A referendum is to be held next year to decide on the future of the mayoral system in Tower Hamlets.
Residents will be able to vote to keep the directly elected mayor or move to an alternative council model next year.
The referendum was approved in a meeting of Labour councillors on Monday. The group unanimously voted in favour of the proposal by Tower Hamlets Mayor, John Biggs.
Tower Hamlets Labour Group said in a statement: “Tower Hamlets Labour Group has voted to trigger a referendum on whether the borough should keep the mayoral system or move to the ‘leader and cabinet’ system.”
Biggs said in a statement: “It’s been over ten years since Tower Hamlets voted to adopt the mayoral system in a referendum. A lot has happened during this last decade and a significant part of my time as Mayor has been spent undoing the damage done by my predecessor.

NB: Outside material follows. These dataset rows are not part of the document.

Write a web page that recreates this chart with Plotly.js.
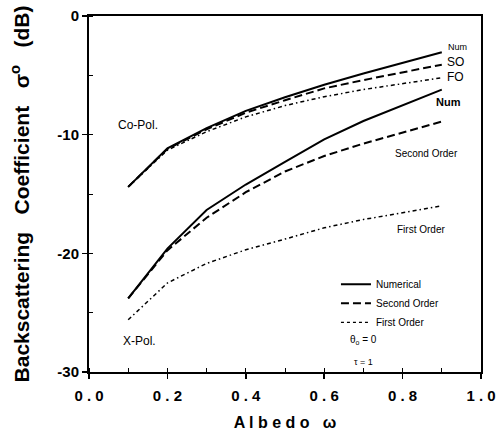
<!DOCTYPE html>
<html><head><meta charset="utf-8">
<script src="https://cdn.plot.ly/plotly-3.0.1.min.js"></script>
<style>html,body{margin:0;padding:0;background:#fff}#plot{width:498px;height:433px}</style>
</head><body><div id="plot"></div>
<script>
const albedo = [0.1, 0.2, 0.3, 0.4, 0.5, 0.6, 0.7, 0.8, 0.9];
const coNumerical = [-14.4, -11.15, -9.45, -8.0, -6.85, -5.8, -4.85, -3.95, -3.05];
const coSecond = [-14.4, -11.2, -9.55, -8.15, -7.1, -6.1, -5.4, -4.75, -4.1];
const coFirst = [-14.4, -11.3, -9.75, -8.5, -7.55, -6.8, -6.2, -5.7, -5.2];
const xNumerical = [-23.8, -19.6, -16.35, -14.2, -12.3, -10.4, -8.85, -7.5, -6.2];
const xSecond = [-23.8, -19.75, -17.0, -14.85, -13.1, -11.8, -10.75, -9.8, -8.9];
const xFirst = [-25.6, -22.5, -20.85, -19.7, -18.8, -17.85, -17.15, -16.55, -16.0];
const legendNames = ['Numerical', 'Second Order', 'First Order'];
const xTicks = [0.0, 0.2, 0.4, 0.6, 0.8, 1.0];
const yTicks = [0, -10, -20, -30];

const solid = {color: '#000', width: 2, dash: 'solid'};
const dashed = {color: '#000', width: 2, dash: '8px,4px'};
const dashdot = {color: '#000', width: 1.5, dash: '4px,3px,1.5px,3px'};
const dotted = {color: '#000', width: 1.3, dash: 'dot'};

function tr(y, line) {
  return {x: albedo, y: y, mode: 'lines', line: line, showlegend: false, hoverinfo: 'skip'};
}
const data = [
  tr(coNumerical, solid), tr(coSecond, dashed), tr(coFirst, dashdot),
  tr(xNumerical, solid), tr(xSecond, dashed), tr(xFirst, dashdot),
  {x: [null], y: [null], mode: 'lines', line: solid, name: legendNames[0], showlegend: true},
  {x: [null], y: [null], mode: 'lines', line: dashed, name: legendNames[1], showlegend: true},
  {x: [null], y: [null], mode: 'lines', line: dotted, name: legendNames[2], showlegend: true}
];

const F = '"Liberation Sans", Arial, Helvetica, sans-serif';
function ann(x, y, text, size, extra) {
  return Object.assign({x: x, y: y, xref: 'x', yref: 'y', text: text, showarrow: false,
    font: {family: F, size: size, color: '#000'}}, extra || {});
}
const layout = {
  width: 498, height: 433,
  margin: {l: 89, r: 17, t: 16, b: 61},
  paper_bgcolor: '#fff', plot_bgcolor: '#fff',
  font: {family: F, color: '#000'},
  xaxis: {
    range: [0, 1], tickvals: xTicks, ticktext: xTicks.map(v => v.toFixed(1).split('').join(' ')),
    ticks: 'outside', ticklen: 5, tickwidth: 1.5, tickcolor: '#000', ticklabelstandoff: 4,
    minor: {dtick: 0.1, ticks: 'inside', ticklen: 4, tickwidth: 1, tickcolor: '#000'},
    showline: true, linewidth: 2, linecolor: '#000', mirror: true,
    showgrid: false, zeroline: false,
    tickfont: {family: F, size: 15, weight: 'bold', color: '#000'},
    title: {text: 'A l b e d o   ω ', font: {family: F, size: 16, weight: 'bold', color: '#000'}, standoff: 14}
  },
  yaxis: {
    range: [-30, 0], tickvals: yTicks, ticktext: yTicks.map(String),
    ticks: 'outside', ticklen: 5, tickwidth: 1.5, tickcolor: '#000',
    minor: {dtick: 5, ticks: 'inside', ticklen: 4, tickwidth: 1, tickcolor: '#000'},
    showline: true, linewidth: 2, linecolor: '#000', mirror: true,
    showgrid: false, zeroline: false,
    tickfont: {family: F, size: 15, weight: 'bold', color: '#000'},
    title: {text: 'Backscattering   Coefficient   σ<sup>o</sup>   (dB)', font: {family: F, size: 21, weight: 'bold', color: '#000'}, standoff: 22}
  },
  legend: {x: 0.63, y: 0.287, xanchor: 'left', yanchor: 'top', bgcolor: 'rgba(0,0,0,0)',
    font: {family: F, size: 10, color: '#000'}, itemwidth: 30, tracegroupgap: 0},
  annotations: [
    ann(0.941, -2.6, 'Num', 9),
    ann(0.936, -3.9, 'SO', 12),
    ann(0.934, -5.15, 'FO', 12),
    ann(0.918, -7.25, 'Num', 11, {font: {family: F, size: 11, color: '#000', weight: 'bold'}}),
    ann(0.862, -11.55, 'Second Order', 10),
    ann(0.847, -17.95, 'First Order', 10),
    ann(0.125, -9.2, 'Co-Pol.', 12),
    ann(0.13, -27.4, 'X-Pol.', 12),
    ann(0.699, -27.3, 'θ<sub>o</sub> = 0', 10),
    ann(0.699, -29.15, 'τ = 1', 9)
  ]
};
Plotly.newPlot('plot', data, layout, {staticPlot: true, displayModeBar: false});
</script></body></html>
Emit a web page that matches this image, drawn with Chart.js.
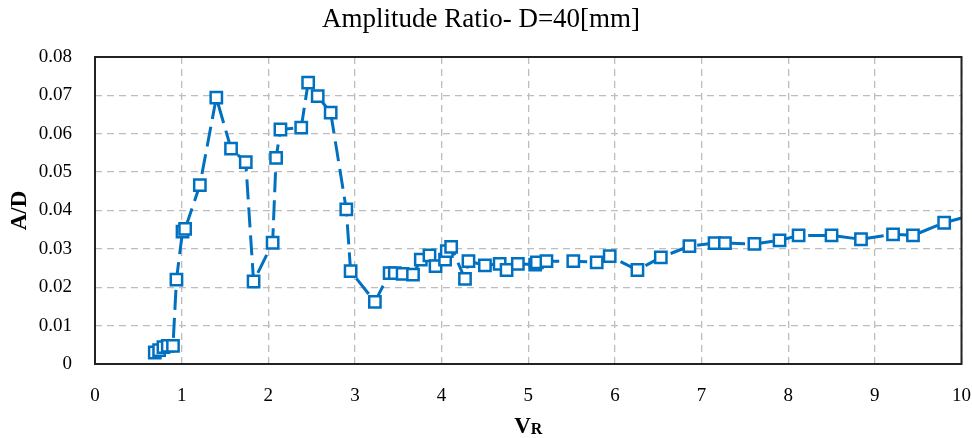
<!DOCTYPE html>
<html>
<head>
<meta charset="utf-8">
<script src="https://cdn.jsdelivr.net/npm/chart.js@4/dist/chart.umd.min.js"></script>
<style>
    html, body { margin: 0; padding: 0; background: #ffffff; }
    #wrap { width: 972px; height: 438px; }
</style>
</head>
<body>
<div id="wrap"><canvas id="ratioChart" width="972" height="438"></canvas></div>
<script>
// Velocity ratio (x) and amplitude ratio A/D (y)
const vrValues = [0.69, 0.74, 0.79, 0.84, 0.90, 0.94, 1.01, 1.04, 1.21, 1.40,
    1.57, 1.74, 1.83, 2.05, 2.09, 2.14, 2.38, 2.46, 2.57, 2.72,
    2.90, 2.95, 3.23, 3.40, 3.46, 3.55, 3.67, 3.76, 3.86, 3.93,
    4.04, 4.06, 4.11, 4.27, 4.31, 4.50, 4.67, 4.75, 4.88, 5.08,
    5.10, 5.21, 5.52, 5.79, 5.94, 6.26, 6.53, 6.86, 7.15, 7.27,
    7.61, 7.90, 8.12, 8.50, 8.84, 9.21, 9.44, 9.80, 10.3];
const ratioValues = [0.0030, 0.0036, 0.0044, 0.0047, 0.0047, 0.0220, 0.0345, 0.0352, 0.0466, 0.0694,
    0.0561, 0.0526, 0.0215, 0.0316, 0.0537, 0.0611, 0.0616, 0.0733, 0.0698, 0.0655,
    0.0403, 0.0242, 0.0162, 0.0237, 0.0237, 0.0235, 0.0233, 0.0272, 0.0283, 0.0255,
    0.0272, 0.0294, 0.0305, 0.0222, 0.0268, 0.0257, 0.0261, 0.0245, 0.0261, 0.0259,
    0.0265, 0.0268, 0.0268, 0.0265, 0.0281, 0.0245, 0.0278, 0.0307, 0.0315, 0.0315,
    0.0313, 0.0322, 0.0335, 0.0335, 0.0325, 0.0338, 0.0335, 0.0368, 0.0399];
const xTicks = [0, 1, 2, 3, 4, 5, 6, 7, 8, 9, 10];
const yTicks = [0, 0.01, 0.02, 0.03, 0.04, 0.05, 0.06, 0.07, 0.08];

const serif = "'Liberation Serif', 'DejaVu Serif', serif";
const blue = '#0070c0';

// Frame round the plot and the two axis titles
const framePlugin = {
    id: 'frame',
    afterDraw(chart) {
        const { ctx, chartArea: a } = chart;
        ctx.save();
        ctx.strokeStyle = '#222222';
        ctx.lineWidth = 2;
        ctx.strokeRect(a.left, a.top, a.right - a.left, a.bottom - a.top);

        ctx.fillStyle = '#000000';
        ctx.textBaseline = 'middle';

        // x title: V with a smaller R
        const cx = (a.left + a.right) / 2;
        ctx.font = 'bold 23px ' + serif;
        const vW = ctx.measureText('V').width;
        ctx.font = 'bold 16px ' + serif;
        const rW = ctx.measureText('R').width;
        const startX = cx - (vW + rW) / 2;
        ctx.textAlign = 'left';
        ctx.font = 'bold 23px ' + serif;
        ctx.fillText('V', startX, 427);
        ctx.font = 'bold 16px ' + serif;
        ctx.fillText('R', startX + vW, 430);

        // y title, rotated
        ctx.translate(20, (a.top + a.bottom) / 2);
        ctx.rotate(-Math.PI / 2);
        ctx.textAlign = 'center';
        ctx.font = 'bold 23px ' + serif;
        ctx.fillText('A/D', 0, 0);
        ctx.restore();
    }
};

document.addEventListener('DOMContentLoaded', function () {
    const points = vrValues.map((v, i) => ({ x: v, y: ratioValues[i] }));
    const ctx = document.getElementById('ratioChart').getContext('2d');

    new Chart(ctx, {
        type: 'line',
        data: {
            datasets: [{
                label: 'A/D',
                data: points,
                borderColor: blue,
                borderWidth: 3,
                borderDash: [20, 8],
                pointStyle: 'rect',
                pointRadius: 8,
                pointBorderWidth: 2.5,
                pointBorderColor: blue,
                pointBackgroundColor: '#ffffff',
                tension: 0,
                fill: false
            }]
        },
        options: {
            responsive: false,
            animation: false,
            layout: { padding: { left: 0, right: 10, top: 0, bottom: 0 } },
            plugins: {
                legend: { display: false },
                tooltip: { enabled: false },
                title: {
                    display: true,
                    text: 'Amplitude Ratio- D=40[mm]',
                    color: '#000000',
                    font: { family: serif, size: 27, weight: 'normal', lineHeight: 1.2 },
                    padding: { top: 4, bottom: 20.6 }
                }
            },
            scales: {
                x: {
                    type: 'linear',
                    min: xTicks[0],
                    max: xTicks[xTicks.length - 1],
                    afterBuildTicks: function (scale) {
                        scale.ticks = xTicks.map(v => ({ value: v }));
                    },
                    afterFit: function (scale) {
                        scale.height = 74;
                        scale.paddingLeft = 0;
                        scale.paddingRight = 0;
                    },
                    ticks: {
                        color: '#000000',
                        padding: 21,
                        maxRotation: 0,
                        font: { family: serif, size: 19 },
                        callback: v => String(v)
                    },
                    grid: { color: '#bdbdbd', lineWidth: 1.3, drawTicks: false },
                    border: { display: false, dash: [7, 5] }
                },
                y: {
                    type: 'linear',
                    min: yTicks[0],
                    max: yTicks[yTicks.length - 1],
                    afterBuildTicks: function (scale) {
                        scale.ticks = yTicks.map(v => ({ value: v }));
                    },
                    afterFit: function (scale) { scale.width = 95; },
                    ticks: {
                        color: '#000000',
                        padding: 23,
                        font: { family: serif, size: 19 },
                        callback: v => (v === 0 ? '0' : v.toFixed(2))
                    },
                    grid: { color: '#bdbdbd', lineWidth: 1.3, drawTicks: false },
                    border: { display: false, dash: [7, 5] }
                }
            }
        },
        plugins: [framePlugin]
    });
});
</script>
</body>
</html>
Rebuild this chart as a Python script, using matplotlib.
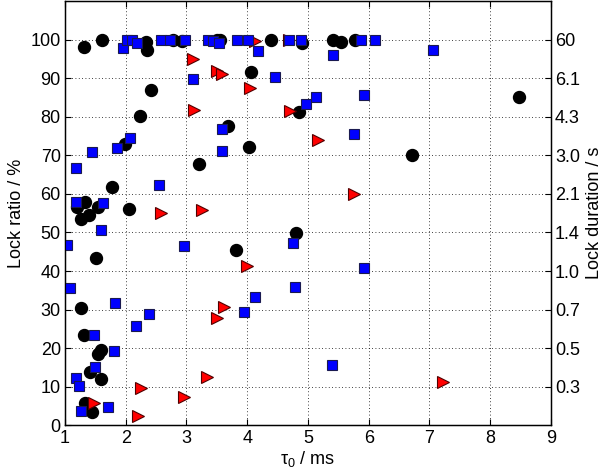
import matplotlib
matplotlib.use('Agg')
import matplotlib.pyplot as plt

plt.rcParams['font.family'] = ['Liberation Sans', 'DejaVu Sans']
plt.rcParams['mathtext.default'] = 'regular'

# black circles: (tau0 / ms, lock ratio / %)
circle_x = [1.32, 1.61, 2.33, 2.35, 2.78, 2.92, 3.50, 3.56, 4.39, 4.91, 5.42, 5.55, 5.77,
            2.42, 4.07, 2.23, 3.69, 1.99, 4.03, 6.72, 8.47, 4.85, 3.21, 1.78, 1.33, 1.19,
            1.27, 1.40, 1.55, 2.06, 3.81, 1.51, 4.81, 1.27, 1.31, 1.60, 1.54, 1.41, 1.59,
            1.33, 1.45]
circle_y = [98.0, 100, 99.4, 97.2, 100, 99.6, 100, 100, 100, 99.2, 99.8, 99.3, 100,
            87.0, 91.6, 80.2, 77.6, 73.0, 72.2, 70.1, 85.2, 81.2, 67.7, 61.9, 57.8, 56.5,
            53.5, 54.4, 56.5, 56.2, 45.5, 43.3, 49.8, 30.5, 23.4, 19.5, 18.5, 13.9, 12.1,
            5.7, 3.5]

# blue squares
square_x = [1.96, 2.02, 2.10, 2.19, 2.58, 2.73, 2.98, 3.36, 3.44, 3.54, 3.84, 4.02, 4.17,
            4.69, 4.88, 5.42, 5.87, 6.11, 7.06, 3.10, 4.46, 5.92, 5.14, 4.96, 3.59, 5.76,
            2.07, 1.85, 1.44, 3.58, 1.18, 2.55, 1.18, 1.63, 1.60, 1.04, 2.96, 4.75, 5.93,
            4.79, 1.08, 1.83, 4.13, 2.39, 3.94, 2.17, 1.47, 1.81, 1.49, 5.40, 1.18, 1.23,
            1.70, 1.26]
square_y = [97.9, 100, 100, 99.0, 100, 99.8, 99.8, 100, 99.6, 99.0, 99.8, 99.8, 97.0,
            100, 100, 96.0, 100, 100, 97.3, 89.9, 90.3, 85.5, 85.1, 83.4, 76.9, 75.6,
            74.6, 72.0, 70.8, 71.1, 66.8, 62.3, 58.0, 57.6, 50.7, 46.8, 46.6, 47.2, 40.8,
            35.9, 35.5, 31.7, 33.4, 29.0, 29.4, 25.7, 23.4, 19.3, 15.2, 15.6, 12.2, 10.2,
            4.8, 3.8]

# red triangles
tri_x = [3.11, 3.50, 3.59, 4.05, 3.13, 4.70, 5.17, 5.75, 2.58, 3.25, 4.00, 3.61, 3.50,
         3.34, 2.25, 2.96, 2.21, 1.48, 7.23, 4.13, 4.68]
tri_y = [95.0, 91.8, 91.0, 87.4, 81.7, 81.5, 73.9, 60.0, 55.1, 55.7, 41.4, 30.7, 27.8,
         12.6, 9.6, 7.3, 2.4, 5.7, 11.3, 99.5, 100]

left_ticks = list(range(0, 101, 10))
right_ticks = list(range(10, 101, 10))
right_labels = ['0.3', '0.5', '0.7', '1.0', '1.4', '2.1', '3.0', '4.3', '6.1', '60']

fs = 13

fig = plt.figure(figsize=(6.04, 4.75), dpi=100)
ax = fig.add_axes([0.1076, 0.1044, 0.8045, 0.8936])

ax.plot(circle_x, circle_y, 'o', color='black', markersize=8.6, zorder=3)
ax.plot(tri_x, tri_y, '>', markerfacecolor='red', markeredgecolor='#500000',
        markeredgewidth=0.8, markersize=9, zorder=4)
ax.plot(square_x, square_y, 's', markerfacecolor='#0000ff', markeredgecolor='#1a1a50',
        markeredgewidth=0.8, markersize=7.6, zorder=5)

ax.set_xlim(1, 9)
ax.set_ylim(0, 110)
ax.set_xticks(range(1, 10))
ax.set_yticks(left_ticks)
ax.tick_params(direction='in', labelsize=fs, top=True, length=4, pad=3)
ax.grid(True, linestyle=(0, (1, 3)), color='black', linewidth=0.6)
for s in ax.spines.values():
    s.set_linewidth(1.0)

ax.set_xlabel(r'τ$_0$ / ms', fontsize=fs, labelpad=2)
ax.set_ylabel('Lock ratio / %', fontsize=fs, labelpad=4)

ax2 = ax.twinx()
ax2.set_ylim(0, 110)
ax2.set_yticks(right_ticks)
ax2.set_yticklabels(right_labels)
ax2.tick_params(direction='in', labelsize=fs, length=4, pad=3)
ax2.set_ylabel('Lock duration / s', fontsize=fs, labelpad=4)

fig.savefig('out.png', dpi=100)
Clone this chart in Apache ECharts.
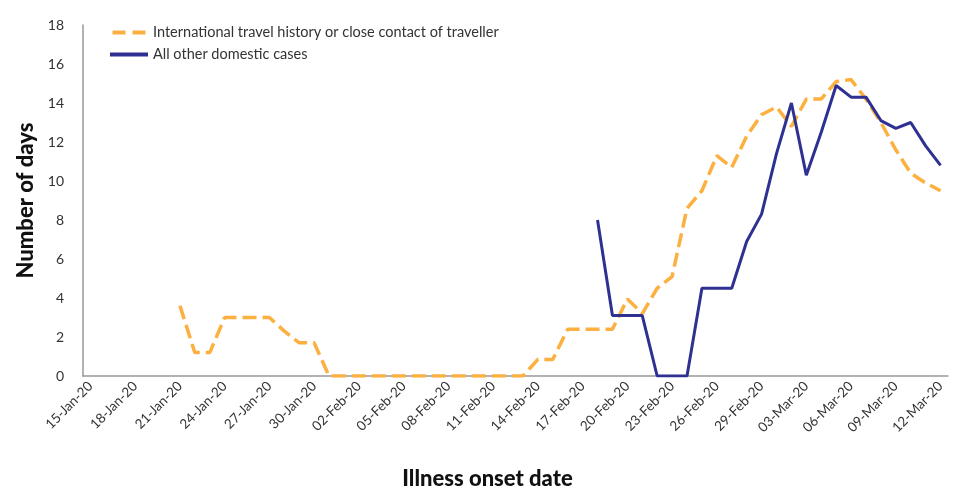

“It’s time for the people of Tower Hamlets to have their say about what they think works best for our borough. Above all else, the debate that follows must be focused on securing good governance, accountability and ensuring that whatever system we use delivers for Tower Hamlets during these difficult times.”
A formal council meeting on November 18 will decide whether a ‘cabinet and leader’ or committee system will be presented to the electorate in next year’s referendum. Under the council’s rules, only one alternative can be offered on the ballot.
A referendum must be held if validated signatures favouring an alternative amounting to at least 5% of a local authority’s registered electors is presented to the council after their formal meeting.
Tower Hamlets is one of four London boroughs that have an elected mayor the others are Hackney, Lewisham and Newham. The system has been criticised because mayors hold more power than a traditional council leader and can approve major plans without the support of councillors.
Biggs’ term as Mayor has seen continuous petitions raised by residents and councillors to remove the post. Last month, Biggs announced he would give up some of his executive roles and share part of his power with senior councillors.
His predecessor, Lutfur Rahman, was forced to step down in 2015, shortly after being re-elected, because he was found to have participated in electoral fraud.